Monday, 3 September 2007

Getting the Message Across

They say that confession is good for the soul. I have a confession to make: I never understood the value of graphics in financial reporting. I never created graphs in Excel. I even thought that it was all just window dressing for the published financial statements or sales presentations.

I missed the point.

Accounting is all about communications and, as an accountant, it is my responsibility to be sure that the message is understood. It isn't enough to expect that the users will look at my tables of numbers and draw the same conclusions that I have.
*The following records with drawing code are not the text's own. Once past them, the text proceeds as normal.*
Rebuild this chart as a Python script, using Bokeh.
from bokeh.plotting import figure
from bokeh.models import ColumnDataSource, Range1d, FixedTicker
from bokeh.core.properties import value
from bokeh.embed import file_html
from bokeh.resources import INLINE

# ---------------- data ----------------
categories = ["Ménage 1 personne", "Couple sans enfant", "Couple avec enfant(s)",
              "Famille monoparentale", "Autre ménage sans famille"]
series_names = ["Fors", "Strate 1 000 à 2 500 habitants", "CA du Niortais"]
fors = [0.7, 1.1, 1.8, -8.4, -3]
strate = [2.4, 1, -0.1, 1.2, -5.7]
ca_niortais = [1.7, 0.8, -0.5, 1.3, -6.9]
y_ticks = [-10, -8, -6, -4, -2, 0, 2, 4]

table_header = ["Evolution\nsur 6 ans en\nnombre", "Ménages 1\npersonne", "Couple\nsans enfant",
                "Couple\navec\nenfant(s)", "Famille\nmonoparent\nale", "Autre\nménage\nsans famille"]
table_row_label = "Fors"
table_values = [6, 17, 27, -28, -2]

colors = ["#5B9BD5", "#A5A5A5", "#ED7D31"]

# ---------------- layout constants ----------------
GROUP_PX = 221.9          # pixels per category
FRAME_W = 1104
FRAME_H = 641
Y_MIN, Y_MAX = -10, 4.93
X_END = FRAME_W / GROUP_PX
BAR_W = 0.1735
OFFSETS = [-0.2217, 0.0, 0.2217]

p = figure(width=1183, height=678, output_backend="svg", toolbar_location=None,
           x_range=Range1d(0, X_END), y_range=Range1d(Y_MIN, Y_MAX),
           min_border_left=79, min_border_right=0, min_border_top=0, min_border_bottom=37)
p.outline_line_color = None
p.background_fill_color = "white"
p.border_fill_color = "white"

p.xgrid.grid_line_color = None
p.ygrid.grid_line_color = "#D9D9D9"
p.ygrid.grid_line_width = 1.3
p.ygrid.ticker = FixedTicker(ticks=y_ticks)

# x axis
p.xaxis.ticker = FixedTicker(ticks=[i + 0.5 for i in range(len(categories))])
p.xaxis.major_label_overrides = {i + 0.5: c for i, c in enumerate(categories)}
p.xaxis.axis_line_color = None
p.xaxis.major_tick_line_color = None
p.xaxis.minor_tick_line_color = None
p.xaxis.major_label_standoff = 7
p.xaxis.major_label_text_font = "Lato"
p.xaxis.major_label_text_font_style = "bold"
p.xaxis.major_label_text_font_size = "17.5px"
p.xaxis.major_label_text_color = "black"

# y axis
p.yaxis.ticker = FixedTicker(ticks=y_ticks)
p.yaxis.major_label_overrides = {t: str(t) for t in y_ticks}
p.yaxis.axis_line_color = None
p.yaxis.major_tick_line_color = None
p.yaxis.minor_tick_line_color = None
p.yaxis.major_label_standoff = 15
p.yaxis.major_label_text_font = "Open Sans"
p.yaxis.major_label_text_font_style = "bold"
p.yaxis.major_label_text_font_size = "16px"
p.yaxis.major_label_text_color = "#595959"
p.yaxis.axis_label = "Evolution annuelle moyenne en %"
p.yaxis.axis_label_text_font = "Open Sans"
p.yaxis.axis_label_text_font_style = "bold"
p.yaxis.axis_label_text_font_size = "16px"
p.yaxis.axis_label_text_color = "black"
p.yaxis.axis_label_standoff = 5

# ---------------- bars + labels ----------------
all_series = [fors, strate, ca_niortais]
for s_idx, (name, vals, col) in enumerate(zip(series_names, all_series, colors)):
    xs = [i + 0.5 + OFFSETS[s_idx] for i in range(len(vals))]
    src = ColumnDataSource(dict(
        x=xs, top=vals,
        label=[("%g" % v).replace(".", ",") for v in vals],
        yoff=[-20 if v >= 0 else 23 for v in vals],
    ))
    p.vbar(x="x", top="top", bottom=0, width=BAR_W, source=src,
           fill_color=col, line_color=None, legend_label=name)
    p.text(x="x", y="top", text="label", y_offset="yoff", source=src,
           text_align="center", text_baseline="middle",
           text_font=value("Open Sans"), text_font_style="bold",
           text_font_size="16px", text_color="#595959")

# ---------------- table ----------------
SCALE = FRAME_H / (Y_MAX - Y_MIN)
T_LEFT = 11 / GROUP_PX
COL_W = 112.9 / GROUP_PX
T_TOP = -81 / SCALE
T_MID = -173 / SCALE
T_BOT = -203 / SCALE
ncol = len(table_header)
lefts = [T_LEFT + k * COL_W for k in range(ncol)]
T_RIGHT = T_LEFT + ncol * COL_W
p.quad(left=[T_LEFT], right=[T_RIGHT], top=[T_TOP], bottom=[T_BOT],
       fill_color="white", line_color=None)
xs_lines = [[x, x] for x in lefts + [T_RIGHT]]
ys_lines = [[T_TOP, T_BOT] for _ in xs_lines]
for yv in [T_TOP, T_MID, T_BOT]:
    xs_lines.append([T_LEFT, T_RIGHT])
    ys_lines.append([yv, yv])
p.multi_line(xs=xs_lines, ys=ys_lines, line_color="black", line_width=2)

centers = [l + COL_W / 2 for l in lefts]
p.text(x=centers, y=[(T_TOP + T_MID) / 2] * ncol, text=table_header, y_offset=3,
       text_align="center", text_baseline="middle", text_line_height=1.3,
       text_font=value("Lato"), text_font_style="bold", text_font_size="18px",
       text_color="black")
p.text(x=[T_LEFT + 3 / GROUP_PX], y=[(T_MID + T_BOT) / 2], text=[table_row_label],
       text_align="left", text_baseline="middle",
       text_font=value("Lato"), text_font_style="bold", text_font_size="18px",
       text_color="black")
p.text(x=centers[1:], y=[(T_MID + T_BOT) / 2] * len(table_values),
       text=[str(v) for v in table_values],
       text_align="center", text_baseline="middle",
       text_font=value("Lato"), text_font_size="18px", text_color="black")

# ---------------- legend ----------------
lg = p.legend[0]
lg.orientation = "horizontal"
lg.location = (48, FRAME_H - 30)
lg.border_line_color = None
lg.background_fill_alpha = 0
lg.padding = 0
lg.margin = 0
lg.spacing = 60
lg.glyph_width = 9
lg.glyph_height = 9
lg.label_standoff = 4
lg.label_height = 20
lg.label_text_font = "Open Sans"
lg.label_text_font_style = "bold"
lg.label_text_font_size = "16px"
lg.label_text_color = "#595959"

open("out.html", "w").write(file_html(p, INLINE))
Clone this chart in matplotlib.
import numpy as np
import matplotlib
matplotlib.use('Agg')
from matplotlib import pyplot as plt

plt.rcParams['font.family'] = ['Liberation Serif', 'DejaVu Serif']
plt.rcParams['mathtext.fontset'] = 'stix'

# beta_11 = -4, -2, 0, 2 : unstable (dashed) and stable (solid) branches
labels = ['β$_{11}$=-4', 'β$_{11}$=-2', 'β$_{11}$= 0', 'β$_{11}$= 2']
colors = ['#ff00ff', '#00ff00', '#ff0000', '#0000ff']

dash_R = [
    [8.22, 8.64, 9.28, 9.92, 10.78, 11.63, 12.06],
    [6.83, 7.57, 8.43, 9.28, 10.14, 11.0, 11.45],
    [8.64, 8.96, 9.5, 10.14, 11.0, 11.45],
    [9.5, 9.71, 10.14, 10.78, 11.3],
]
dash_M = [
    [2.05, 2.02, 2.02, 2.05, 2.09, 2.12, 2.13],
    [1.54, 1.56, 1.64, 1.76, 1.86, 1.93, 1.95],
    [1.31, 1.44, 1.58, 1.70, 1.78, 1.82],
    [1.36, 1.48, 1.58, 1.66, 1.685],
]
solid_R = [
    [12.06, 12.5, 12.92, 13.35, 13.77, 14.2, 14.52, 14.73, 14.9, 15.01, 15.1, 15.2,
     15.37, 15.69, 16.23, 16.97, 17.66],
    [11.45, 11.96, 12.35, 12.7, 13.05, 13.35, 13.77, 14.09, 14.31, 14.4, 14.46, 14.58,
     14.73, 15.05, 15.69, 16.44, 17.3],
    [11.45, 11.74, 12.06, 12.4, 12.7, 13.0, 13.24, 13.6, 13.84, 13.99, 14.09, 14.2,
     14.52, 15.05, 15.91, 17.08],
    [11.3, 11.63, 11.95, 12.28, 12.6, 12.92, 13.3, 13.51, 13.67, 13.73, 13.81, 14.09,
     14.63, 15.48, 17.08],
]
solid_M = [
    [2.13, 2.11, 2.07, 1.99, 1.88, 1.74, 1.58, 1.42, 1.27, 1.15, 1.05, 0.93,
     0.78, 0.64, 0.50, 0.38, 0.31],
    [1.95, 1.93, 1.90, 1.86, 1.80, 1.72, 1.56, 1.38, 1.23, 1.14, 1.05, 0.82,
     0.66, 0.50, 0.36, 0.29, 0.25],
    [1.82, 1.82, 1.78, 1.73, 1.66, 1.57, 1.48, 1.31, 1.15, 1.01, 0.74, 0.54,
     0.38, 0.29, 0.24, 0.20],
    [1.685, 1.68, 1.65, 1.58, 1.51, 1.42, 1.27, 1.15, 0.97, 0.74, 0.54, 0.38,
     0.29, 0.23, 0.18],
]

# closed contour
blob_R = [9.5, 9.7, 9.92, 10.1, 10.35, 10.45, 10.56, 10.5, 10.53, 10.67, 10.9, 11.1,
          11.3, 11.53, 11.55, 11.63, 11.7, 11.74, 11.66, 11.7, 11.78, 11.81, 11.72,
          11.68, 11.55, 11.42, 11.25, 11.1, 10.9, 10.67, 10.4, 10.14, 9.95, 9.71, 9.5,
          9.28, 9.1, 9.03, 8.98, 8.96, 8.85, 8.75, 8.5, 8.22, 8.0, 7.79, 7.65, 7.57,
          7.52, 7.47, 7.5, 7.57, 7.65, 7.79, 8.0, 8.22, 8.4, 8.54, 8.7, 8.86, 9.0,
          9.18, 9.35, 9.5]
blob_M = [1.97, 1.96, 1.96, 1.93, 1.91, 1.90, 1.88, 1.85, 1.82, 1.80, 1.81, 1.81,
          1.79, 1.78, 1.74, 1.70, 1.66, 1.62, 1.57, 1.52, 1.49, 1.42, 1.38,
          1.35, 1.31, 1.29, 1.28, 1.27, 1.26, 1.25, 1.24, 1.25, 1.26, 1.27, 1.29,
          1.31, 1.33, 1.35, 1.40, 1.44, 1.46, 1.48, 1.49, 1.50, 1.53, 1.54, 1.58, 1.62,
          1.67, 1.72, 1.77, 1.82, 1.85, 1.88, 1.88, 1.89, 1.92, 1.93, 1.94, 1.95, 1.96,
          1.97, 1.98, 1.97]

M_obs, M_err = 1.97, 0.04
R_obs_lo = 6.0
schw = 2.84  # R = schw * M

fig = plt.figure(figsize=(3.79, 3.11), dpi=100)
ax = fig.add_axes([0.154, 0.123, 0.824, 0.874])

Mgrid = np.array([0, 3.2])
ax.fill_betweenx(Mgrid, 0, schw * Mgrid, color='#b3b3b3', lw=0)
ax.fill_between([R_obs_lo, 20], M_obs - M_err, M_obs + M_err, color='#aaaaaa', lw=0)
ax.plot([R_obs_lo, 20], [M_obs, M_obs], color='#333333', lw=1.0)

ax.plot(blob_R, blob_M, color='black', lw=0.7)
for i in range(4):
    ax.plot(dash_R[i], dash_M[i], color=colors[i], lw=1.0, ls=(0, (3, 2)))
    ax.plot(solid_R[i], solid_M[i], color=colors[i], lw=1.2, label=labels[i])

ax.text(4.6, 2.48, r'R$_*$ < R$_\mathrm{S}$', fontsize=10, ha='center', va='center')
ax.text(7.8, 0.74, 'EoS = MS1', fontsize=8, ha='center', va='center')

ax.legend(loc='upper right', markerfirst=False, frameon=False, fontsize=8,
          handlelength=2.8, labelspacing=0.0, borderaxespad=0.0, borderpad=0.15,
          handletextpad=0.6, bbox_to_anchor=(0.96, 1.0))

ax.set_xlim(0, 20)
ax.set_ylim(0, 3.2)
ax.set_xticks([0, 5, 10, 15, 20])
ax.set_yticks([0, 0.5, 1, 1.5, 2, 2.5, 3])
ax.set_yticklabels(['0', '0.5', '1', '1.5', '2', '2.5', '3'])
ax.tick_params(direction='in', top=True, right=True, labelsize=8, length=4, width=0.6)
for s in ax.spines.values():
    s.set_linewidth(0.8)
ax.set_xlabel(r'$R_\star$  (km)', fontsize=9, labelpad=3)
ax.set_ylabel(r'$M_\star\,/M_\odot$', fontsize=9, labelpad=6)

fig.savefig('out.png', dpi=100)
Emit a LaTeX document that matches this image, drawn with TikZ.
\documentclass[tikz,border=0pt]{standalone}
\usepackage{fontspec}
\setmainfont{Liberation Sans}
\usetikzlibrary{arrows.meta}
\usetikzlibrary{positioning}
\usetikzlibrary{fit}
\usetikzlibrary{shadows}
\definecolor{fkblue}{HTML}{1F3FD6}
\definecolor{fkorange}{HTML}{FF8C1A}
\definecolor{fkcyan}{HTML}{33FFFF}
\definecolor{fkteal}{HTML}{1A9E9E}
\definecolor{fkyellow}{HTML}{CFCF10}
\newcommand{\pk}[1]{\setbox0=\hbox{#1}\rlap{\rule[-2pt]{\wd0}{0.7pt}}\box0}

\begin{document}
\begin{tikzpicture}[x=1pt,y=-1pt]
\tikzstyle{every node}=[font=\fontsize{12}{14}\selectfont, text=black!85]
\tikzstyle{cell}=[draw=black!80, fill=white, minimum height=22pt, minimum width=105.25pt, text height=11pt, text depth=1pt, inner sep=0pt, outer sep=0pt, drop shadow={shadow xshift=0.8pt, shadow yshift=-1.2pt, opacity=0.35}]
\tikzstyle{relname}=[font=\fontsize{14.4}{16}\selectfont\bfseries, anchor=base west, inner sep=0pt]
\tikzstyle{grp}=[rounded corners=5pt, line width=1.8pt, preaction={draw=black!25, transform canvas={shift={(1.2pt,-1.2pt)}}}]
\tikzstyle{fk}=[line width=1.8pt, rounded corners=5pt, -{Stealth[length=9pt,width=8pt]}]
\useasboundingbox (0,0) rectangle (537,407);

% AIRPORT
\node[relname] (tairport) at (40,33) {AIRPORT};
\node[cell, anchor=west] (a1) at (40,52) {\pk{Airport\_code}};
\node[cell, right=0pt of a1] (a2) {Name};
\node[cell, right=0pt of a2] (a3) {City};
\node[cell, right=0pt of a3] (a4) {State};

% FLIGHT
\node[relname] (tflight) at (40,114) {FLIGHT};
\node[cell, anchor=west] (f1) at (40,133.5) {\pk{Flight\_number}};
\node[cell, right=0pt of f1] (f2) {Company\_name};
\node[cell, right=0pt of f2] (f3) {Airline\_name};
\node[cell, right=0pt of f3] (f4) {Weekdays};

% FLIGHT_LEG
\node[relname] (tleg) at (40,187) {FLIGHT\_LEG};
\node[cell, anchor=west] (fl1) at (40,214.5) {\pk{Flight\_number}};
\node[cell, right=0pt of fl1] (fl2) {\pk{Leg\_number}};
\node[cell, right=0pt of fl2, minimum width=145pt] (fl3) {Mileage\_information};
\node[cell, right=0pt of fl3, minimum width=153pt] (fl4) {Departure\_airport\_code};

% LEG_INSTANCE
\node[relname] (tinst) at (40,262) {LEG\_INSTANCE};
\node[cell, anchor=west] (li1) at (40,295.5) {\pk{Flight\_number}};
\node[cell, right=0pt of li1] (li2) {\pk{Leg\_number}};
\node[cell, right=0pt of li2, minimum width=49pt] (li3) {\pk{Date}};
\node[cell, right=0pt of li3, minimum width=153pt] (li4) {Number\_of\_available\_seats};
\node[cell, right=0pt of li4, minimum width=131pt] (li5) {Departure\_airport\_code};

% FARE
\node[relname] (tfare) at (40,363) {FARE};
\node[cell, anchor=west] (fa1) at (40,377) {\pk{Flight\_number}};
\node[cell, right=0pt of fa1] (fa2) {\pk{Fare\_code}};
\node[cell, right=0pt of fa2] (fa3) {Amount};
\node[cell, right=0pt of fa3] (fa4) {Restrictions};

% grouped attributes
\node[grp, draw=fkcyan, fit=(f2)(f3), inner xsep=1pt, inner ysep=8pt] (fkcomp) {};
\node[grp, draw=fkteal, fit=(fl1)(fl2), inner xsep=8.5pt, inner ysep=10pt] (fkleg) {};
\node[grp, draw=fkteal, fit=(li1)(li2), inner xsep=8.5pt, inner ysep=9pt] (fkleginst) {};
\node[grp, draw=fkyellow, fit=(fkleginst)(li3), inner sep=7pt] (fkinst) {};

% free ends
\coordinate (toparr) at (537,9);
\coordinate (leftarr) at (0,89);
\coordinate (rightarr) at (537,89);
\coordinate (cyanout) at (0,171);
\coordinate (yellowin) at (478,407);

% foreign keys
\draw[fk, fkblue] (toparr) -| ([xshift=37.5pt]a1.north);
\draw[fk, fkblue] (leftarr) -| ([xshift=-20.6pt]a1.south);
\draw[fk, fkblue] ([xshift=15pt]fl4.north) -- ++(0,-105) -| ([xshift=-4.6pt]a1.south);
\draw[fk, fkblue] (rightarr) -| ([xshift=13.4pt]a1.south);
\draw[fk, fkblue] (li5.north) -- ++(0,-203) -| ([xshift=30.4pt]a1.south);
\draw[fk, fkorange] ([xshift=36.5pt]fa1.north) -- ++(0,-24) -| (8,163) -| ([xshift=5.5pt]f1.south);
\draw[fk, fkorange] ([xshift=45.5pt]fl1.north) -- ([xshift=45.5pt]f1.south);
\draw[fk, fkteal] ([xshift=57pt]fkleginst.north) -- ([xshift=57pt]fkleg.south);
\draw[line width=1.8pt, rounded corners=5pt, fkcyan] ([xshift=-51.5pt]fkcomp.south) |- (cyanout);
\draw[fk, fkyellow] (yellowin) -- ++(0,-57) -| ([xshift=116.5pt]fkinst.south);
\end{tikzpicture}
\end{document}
I attended a communications session by Eagle's Flight a few years ago. The trainer made the point that people tend to put their message out there and take the attitude "Well, I've done my part." If you want effective communications, you have to take responsibility for both the sending and the receiving of the message. You have to take into account how your stakeholders take in messages. Some people are just confused by spreadsheets. Take sales statistics for example. Rather than just presenting a list of customer sales sorted by city and decreasing amount, you can now plot your customers on a map of Canada with larger circles for higher sales and create a powerful visual that has an immediate impact.

Sometimes, it's just a question of presentation. I watched a demonstration of an Excel add-in for Microsoft Dynamics GP (Great Plains) where the sales person showed how the sales table with last year comparison figures could be automatically uploaded from GP and summarized for viewing and querying. Then he turned it around and asked, "Which customers didn't buy from me this year?" He then showed a graph of all the customers where sales this year were less than last year. There were audible gasps in the audience because the impact of the graph was clear: send a salesperson out to each of these customers. I could be cynical here and say that the table and the graph said exactly the same thing, because they did. The difference was that the table was just statistics produced by accounting and the graph was a call to action.

So, if you are an accountant and you feel your message to management is not getting across, I highly recommend you try a graphical approach. You'll be glad you did.